Da lui dipenderanno scelte critiche per il futuro dell’esplorazione spaziale, come il destino dell’SLS (indietro nei programmi e giudicato insostenibilmente costoso), che si lega a doppio filo agli eventuali futuri successi di Starhip e del futuro dello stesso programma Artemis.

L’altro nome da tenere d’occhio per la Nasa

Russel Vought è il secondo nome da tenere d’occhio: egli è stato il direttore generale dell’Office of Management and Budget (OMB, l’ufficio che si occupa della redazione del budget presidenziale ed esamina anche i programmi, le politiche e le procedure delle agenzie per verificarne la conformità alle politiche del President) nel 2020-2021 ed è altamente quotato per ricoprire questo ruolo nuovamente.
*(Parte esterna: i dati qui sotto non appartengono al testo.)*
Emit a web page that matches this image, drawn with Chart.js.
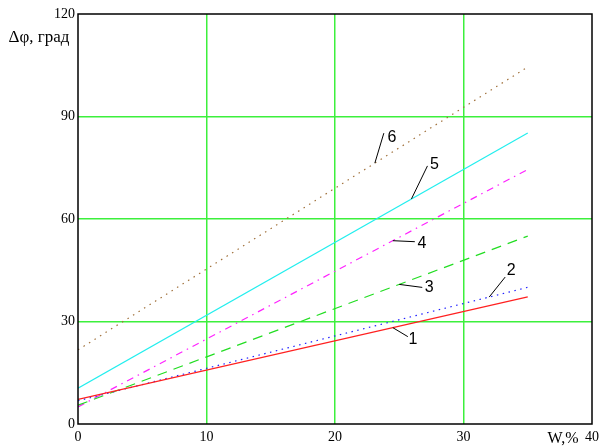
<!DOCTYPE html>
<html>
<head>
<meta charset="utf-8">
<script src="https://cdn.jsdelivr.net/npm/chart.js@4"></script>
<style>
  body { margin: 0; background: #fff; }
  #wrap { width: 604px; height: 448px; }
</style>
</head>
<body>
<div id="wrap"><canvas id="grafico" width="604" height="448"></canvas></div>
<script>
// Datos (W, % -> Δφ, град)
const valoresW = [0, 35];
const curva1 = [7.2, 37.2];
const curva2 = [6.8, 40];
const curva3 = [5.5, 55];
const curva4 = [5, 74.5];
const curva5 = [10.5, 85.2];
const curva6 = [21.7, 104.5];
const etiquetasCurvas = ['1', '2', '3', '4', '5', '6'];
const ticksX = [0, 10, 20, 30, 40];
const ticksY = [0, 30, 60, 90, 120];

const serif = "'Liberation Serif', 'DejaVu Serif', serif";
const sans = "'Liberation Sans', Arial, sans-serif";

function puntos(ys) {
    return valoresW.map((x, i) => ({ x: x, y: ys[i] }));
}

// estilos de cada curva
const estilos = [
    { color: '#ff2020', dash: [] },
    { color: '#2020ff', dash: [1.5, 4.5] },
    { color: '#22dd22', dash: [10, 7] },
    { color: '#ff22ff', dash: [7, 5, 1.5, 5] },
    { color: '#22eeee', dash: [] },
    { color: '#a0703a', dash: [1.5, 5] }
];
const curvas = [curva1, curva2, curva3, curva4, curva5, curva6];

// llamadas: punto sobre la curva (valor de W) y desplazamientos en px
const llamadas = [
    { w: 24.5, fin: [15, 9],   texto: [20, 12] },
    { w: 32.0, fin: [16, -20], texto: [22, -26] },
    { w: 25.0, fin: [23, 3],   texto: [30, 3] },
    { w: 24.5, fin: [22, 1],   texto: [29, 3] },
    { w: 25.95, fin: [16, -33], texto: [23, -34] },
    { w: 23.1, fin: [9, -30],  texto: [17, -26] }
];

function valorEn(ys, w) {
    const t = (w - valoresW[0]) / (valoresW[1] - valoresW[0]);
    return ys[0] + t * (ys[1] - ys[0]);
}

const marcoYTextos = {
    id: 'marcoYTextos',
    afterDatasetsDraw(chart) {
        const ctx = chart.ctx;
        const a = chart.chartArea;
        const sx = chart.scales.x, sy = chart.scales.y;
        ctx.save();
        // marco
        ctx.strokeStyle = '#000';
        ctx.lineWidth = 1.5;
        ctx.strokeRect(a.left, a.top, a.right - a.left, a.bottom - a.top);

        // llamadas con línea guía
        ctx.lineWidth = 1;
        ctx.fillStyle = '#000';
        ctx.font = '16px ' + sans;
        ctx.textAlign = 'center';
        ctx.textBaseline = 'middle';
        llamadas.forEach((c, i) => {
            const px = sx.getPixelForValue(c.w);
            const py = sy.getPixelForValue(valorEn(curvas[i], c.w));
            ctx.beginPath();
            ctx.moveTo(px, py);
            ctx.lineTo(px + c.fin[0], py + c.fin[1]);
            ctx.stroke();
            ctx.fillText(etiquetasCurvas[i], px + c.texto[0], py + c.texto[1]);
        });

        // títulos de ejes
        ctx.font = '17px ' + serif;
        ctx.textAlign = 'center';
        ctx.fillText('Δφ, град', 39, 38);
        ctx.font = '16px ' + serif;
        ctx.fillText('W,%', 563, 439);
        ctx.restore();
    }
};

const colorRejilla = (ctx) => {
    const v = ctx.tick ? ctx.tick.value : null;
    const eje = ctx.scale.axis;
    const max = eje === 'x' ? 40 : 120;
    return (v === 0 || v === max) ? 'rgba(0,0,0,0)' : '#3cf03c';
};

new Chart(document.getElementById('grafico'), {
    type: 'line',
    data: {
        datasets: curvas.map((ys, i) => ({
            label: etiquetasCurvas[i],
            data: puntos(ys),
            borderColor: estilos[i].color,
            borderDash: estilos[i].dash,
            borderWidth: 1.2,
            pointRadius: 0,
            tension: 0,
            fill: false
        }))
    },
    options: {
        responsive: false,
        animation: false,
        layout: { padding: { left: 0, right: 11, top: 14, bottom: 0 } },
        plugins: { legend: { display: false }, tooltip: { enabled: false } },
        scales: {
            x: {
                type: 'linear',
                min: 0, max: 40,
                afterBuildTicks: (s) => { s.ticks = ticksX.map(v => ({ value: v })); },
                afterFit: (s) => { s.height = 24; },
                grid: { color: colorRejilla, lineWidth: 1.5, drawTicks: false },
                border: { display: false },
                ticks: { color: '#000', padding: 5, maxRotation: 0, font: { family: serif, size: 14 } }
            },
            y: {
                type: 'linear',
                min: 0, max: 120,
                afterBuildTicks: (s) => { s.ticks = ticksY.map(v => ({ value: v })); },
                afterFit: (s) => { s.width = 78; },
                grid: { color: colorRejilla, lineWidth: 1.5, drawTicks: false },
                border: { display: false },
                ticks: { color: '#000', padding: 3, font: { family: serif, size: 14 } }
            }
        }
    },
    plugins: [marcoYTextos]
});
</script>
</body>
</html>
Conservatore dalle posizioni radicali, è uno dei fautori principali del Project 2025. Con lui in sella, il budget NASA rischia di subire degli importanti ridimensionamenti, specie per quanto riguarda quei progetti ritenuti non profittevoli (di nuovo, l’SLS è l’indiziato principale) ma anche relativamente al numero del personale impiegato nelle agenzie federali, NASA inclusa.

Trump-Musk e i nodi di bilancio della Nasa

In totale, il programma di volo spaziale umano della NASA rappresenta circa la metà del budget destinato ad essa. Per quanto riguarda gli altri programmi della NASA, la prima amministrazione Trump ha cercato anno dopo anno di cancellare i principali progetti di scienze della terra della NASA, uno dei programmi di astrofisica (WFIRST, ora noto come Roman Space Telescope) e il programma di impegno STEM. Il Congresso li ha salvati ogni volta, aggiungendo di solito fondi al bilancio della NASA per compensare i costi aggiuntivi. Se lo faranno di nuovo è una questione aperta, ma con il bilancio scientifico della NASA già messo a dura prova, le prospettive sono preoccupanti se la riduzione del debito dovesse rimanere un obiettivo chiave dei repubblicani[9].

Trump-Musk: i sogni e i tagli

Del resto, andare sia sulla Luna (obiettivo NASA) che su Marte (obiettivo di Musk) in quattro anni sembra essere un’impresa oltre il titanico, ma la nuova amministrazione non sembra voler rinunciare a sognare, adoperandosi a tagliare o ad affidare ai privati tutto ciò che non rientri in questa visione.